» **Data**:
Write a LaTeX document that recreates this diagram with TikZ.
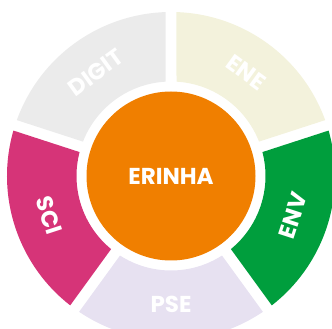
\documentclass[tikz,border=0pt]{standalone}
\usepackage{fontspec}
\setmainfont{Poppins}
\definecolor{corange}{RGB}{240,127,0}
\definecolor{cdigit}{RGB}{235,235,235}
\definecolor{cene}{RGB}{243,242,220}
\definecolor{cenv}{RGB}{0,158,61}
\definecolor{cpse}{RGB}{231,225,241}
\definecolor{csci}{RGB}{214,52,120}
\tikzset{
  lbl/.style={text=white, font=\fontsize{23}{26}\selectfont\bfseries, inner sep=0pt},
  hub/.style={circle, fill=corange, minimum size=169pt, inner sep=0pt, text=white, font=\fontsize{23}{26}\selectfont\bfseries}
}
\begin{document}
\begin{tikzpicture}[x=1pt,y=1pt]
\useasboundingbox (0,0) rectangle (332,329);
\begin{scope}[shift={(171,153)}]
\def\Ro{164}
\def\Ri{94.5}
\def\g{5.5}
\pgfmathsetmacro\dO{asin(\g/\Ro)}
\pgfmathsetmacro\dI{asin(\g/\Ri)}
\foreach \a/\col/\lab/\rot in {90/cdigit/DIGIT/36, 18/cene/ENE/-36, -54/cenv/ENV/72, -126/cpse/PSE/0, -198/csci/SCI/-72} {
  \fill[\col] (\a+\dO:\Ro) arc[start angle=\a+\dO, end angle=\a+72-\dO, radius=\Ro]
     -- (\a+72-\dI:\Ri) arc[start angle=\a+72-\dI, end angle=\a+\dI, radius=\Ri] -- cycle;
  \node[lbl, rotate=\rot] (n-\lab) at (\a+36:128) {\lab};
}
\node[hub] (erinha) at (0,0) {ERINHA};
\end{scope}
\end{tikzpicture}
\end{document}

» **Aim of the task**:
Repeat the listing above exactly, with no pictures.

» **Correct result**:
Write a LaTeX document that recreates this diagram with TikZ.
\documentclass[tikz,border=0pt]{standalone}
\usepackage{fontspec}
\setmainfont{Poppins}
\definecolor{corange}{RGB}{240,127,0}
\definecolor{cdigit}{RGB}{235,235,235}
\definecolor{cene}{RGB}{243,242,220}
\definecolor{cenv}{RGB}{0,158,61}
\definecolor{cpse}{RGB}{231,225,241}
\definecolor{csci}{RGB}{214,52,120}
\tikzset{
  lbl/.style={text=white, font=\fontsize{23}{26}\selectfont\bfseries, inner sep=0pt},
  hub/.style={circle, fill=corange, minimum size=169pt, inner sep=0pt, text=white, font=\fontsize{23}{26}\selectfont\bfseries}
}
\begin{document}
\begin{tikzpicture}[x=1pt,y=1pt]
\useasboundingbox (0,0) rectangle (332,329);
\begin{scope}[shift={(171,153)}]
\def\Ro{164}
\def\Ri{94.5}
\def\g{5.5}
\pgfmathsetmacro\dO{asin(\g/\Ro)}
\pgfmathsetmacro\dI{asin(\g/\Ri)}
\foreach \a/\col/\lab/\rot in {90/cdigit/DIGIT/36, 18/cene/ENE/-36, -54/cenv/ENV/72, -126/cpse/PSE/0, -198/csci/SCI/-72} {
  \fill[\col] (\a+\dO:\Ro) arc[start angle=\a+\dO, end angle=\a+72-\dO, radius=\Ro]
     -- (\a+72-\dI:\Ri) arc[start angle=\a+72-\dI, end angle=\a+\dI, radius=\Ri] -- cycle;
  \node[lbl, rotate=\rot] (n-\lab) at (\a+36:128) {\lab};
}
\node[hub] (erinha) at (0,0) {ERINHA};
\end{scope}
\end{tikzpicture}
\end{document}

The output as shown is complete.